Give back every line exactly as it appears, pictures excluded.

Given material:
^^^^^^^^

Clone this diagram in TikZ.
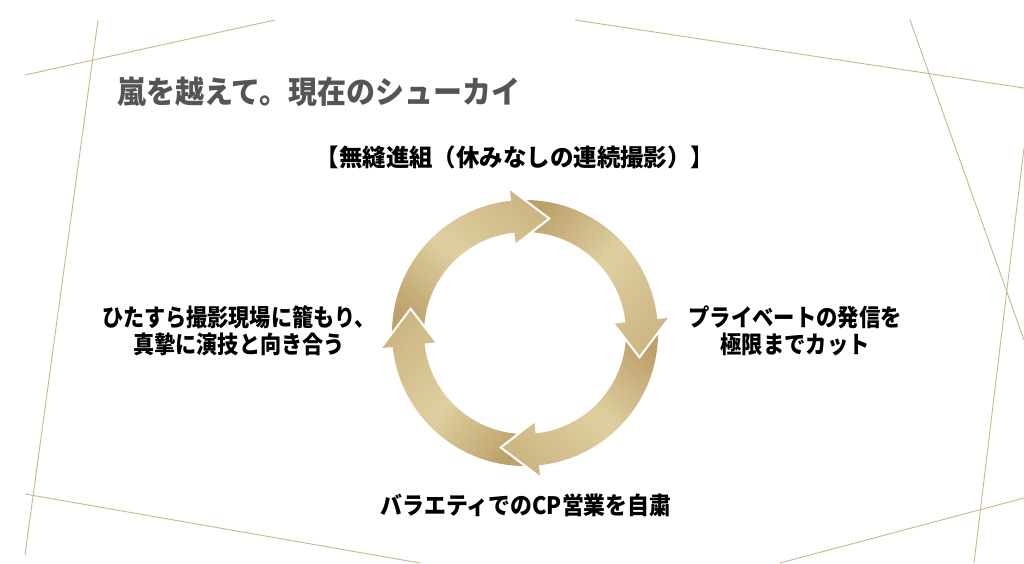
\documentclass[tikz,border=0pt]{standalone}
\usepackage{fontspec}
\newfontfamily\jpfont{Noto Sans CJK JP}
\usetikzlibrary{positioning}

\definecolor{linegold}{HTML}{C9B78E}
\definecolor{goldlight}{HTML}{DFCFA0}
\definecolor{goldmid}{HTML}{CDB683}
\definecolor{golddark}{HTML}{BCA06A}
\definecolor{titlegray}{HTML}{555555}
\pgfdeclarehorizontalshading{goldband}{100bp}{color(0bp)=(goldlight); color(22bp)=(goldmid); color(38bp)=(golddark); color(52bp)=(goldlight); color(66bp)=(goldmid); color(80bp)=(golddark); color(100bp)=(goldlight)}

\tikzset{
	frameline/.style={draw=linegold, line width=0.9pt},
	titletext/.style={font=\jpfont\bfseries\fontsize{31}{36}\selectfont, text=titlegray, inner sep=0pt, xscale=0.935},
	steptext/.style={font=\jpfont\bfseries\fontsize{24}{27}\selectfont, text=black, align=center, inner sep=0pt, xscale=0.88},
	headedge/.style={draw=white, line width=2pt, line join=miter},
}

\begin{document}
\begin{tikzpicture}[x=1pt,y=-1pt]
	\useasboundingbox (0,0) rectangle (1024,563);
	\fill[white] (0,0) rectangle (1024,563);

	% thin gold lines
	\draw[frameline] (25,75)	-- (275,20);
	\draw[frameline] (98,20)	-- (25,555);
	\draw[frameline] (575,20)	-- (1024,88);
	\draw[frameline] (910,20)	-- (1024,340);
	\draw[frameline] (1024,148)	-- (974,563);
	\draw[frameline] (1024,498)	-- (780,563);
	\draw[frameline] (25,494)	-- (420,563);

	\node[titletext, anchor=west] (title) at (117,92) {嵐を越えて。現在のシューカイ};

	\node[steptext, xscale=1.11] (top)	at (515,157)	{【無縫進組（休みなしの連続撮影）】};
	\node[steptext] (left)		at (239,331)	{ひたすら撮影現場に籠もり、\\真摯に演技と向き合う};
	\node[steptext, xscale=1.01] (right)	at (795,331)	{プライベートの発信を\\極限までカット};
	\node[steptext, xscale=1.035] (bottom)	at (526,505)	{バラエティでのCP営業を自粛};

	% cycle of four arrows
	\begin{scope}[shift={(525,333)}, yscale=-1]
		\foreach \t in {78,-12,-102,168} {
			\begin{scope}
				\clip ({\t+108}:133) arc[start angle=\t+108, end angle=\t+18, radius=133]
					-- ({\t+18}:101) arc[start angle=\t+18, end angle=\t+108, radius=101] -- cycle;
				\shade[shading=goldband, shading angle=\t-30] (-150,-150) rectangle (150,150);
			\end{scope}
		}
		\foreach \t in {78,-12,-102,168} {
			\begin{scope}
				\clip ({\t+18}:145) -- (\t:117) -- ({\t+18}:89) -- cycle;
				\shade[shading=goldband, shading angle=\t-30] (-150,-150) rectangle (150,150);
			\end{scope}
			\draw[headedge] ({\t+18}:145) -- (\t:117) -- ({\t+18}:89);
		}
	\end{scope}
\end{tikzpicture}
\end{document}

^^^^^^^^

In response:
Clone this diagram in TikZ.
\documentclass[tikz,border=0pt]{standalone}
\usepackage{fontspec}
\newfontfamily\jpfont{Noto Sans CJK JP}
\usetikzlibrary{positioning}

\definecolor{linegold}{HTML}{C9B78E}
\definecolor{goldlight}{HTML}{DFCFA0}
\definecolor{goldmid}{HTML}{CDB683}
\definecolor{golddark}{HTML}{BCA06A}
\definecolor{titlegray}{HTML}{555555}
\pgfdeclarehorizontalshading{goldband}{100bp}{color(0bp)=(goldlight); color(22bp)=(goldmid); color(38bp)=(golddark); color(52bp)=(goldlight); color(66bp)=(goldmid); color(80bp)=(golddark); color(100bp)=(goldlight)}

\tikzset{
	frameline/.style={draw=linegold, line width=0.9pt},
	titletext/.style={font=\jpfont\bfseries\fontsize{31}{36}\selectfont, text=titlegray, inner sep=0pt, xscale=0.935},
	steptext/.style={font=\jpfont\bfseries\fontsize{24}{27}\selectfont, text=black, align=center, inner sep=0pt, xscale=0.88},
	headedge/.style={draw=white, line width=2pt, line join=miter},
}

\begin{document}
\begin{tikzpicture}[x=1pt,y=-1pt]
	\useasboundingbox (0,0) rectangle (1024,563);
	\fill[white] (0,0) rectangle (1024,563);

	% thin gold lines
	\draw[frameline] (25,75)	-- (275,20);
	\draw[frameline] (98,20)	-- (25,555);
	\draw[frameline] (575,20)	-- (1024,88);
	\draw[frameline] (910,20)	-- (1024,340);
	\draw[frameline] (1024,148)	-- (974,563);
	\draw[frameline] (1024,498)	-- (780,563);
	\draw[frameline] (25,494)	-- (420,563);

	\node[titletext, anchor=west] (title) at (117,92) {嵐を越えて。現在のシューカイ};

	\node[steptext, xscale=1.11] (top)	at (515,157)	{【無縫進組（休みなしの連続撮影）】};
	\node[steptext] (left)		at (239,331)	{ひたすら撮影現場に籠もり、\\真摯に演技と向き合う};
	\node[steptext, xscale=1.01] (right)	at (795,331)	{プライベートの発信を\\極限までカット};
	\node[steptext, xscale=1.035] (bottom)	at (526,505)	{バラエティでのCP営業を自粛};

	% cycle of four arrows
	\begin{scope}[shift={(525,333)}, yscale=-1]
		\foreach \t in {78,-12,-102,168} {
			\begin{scope}
				\clip ({\t+108}:133) arc[start angle=\t+108, end angle=\t+18, radius=133]
					-- ({\t+18}:101) arc[start angle=\t+18, end angle=\t+108, radius=101] -- cycle;
				\shade[shading=goldband, shading angle=\t-30] (-150,-150) rectangle (150,150);
			\end{scope}
		}
		\foreach \t in {78,-12,-102,168} {
			\begin{scope}
				\clip ({\t+18}:145) -- (\t:117) -- ({\t+18}:89) -- cycle;
				\shade[shading=goldband, shading angle=\t-30] (-150,-150) rectangle (150,150);
			\end{scope}
			\draw[headedge] ({\t+18}:145) -- (\t:117) -- ({\t+18}:89);
		}
	\end{scope}
\end{tikzpicture}
\end{document}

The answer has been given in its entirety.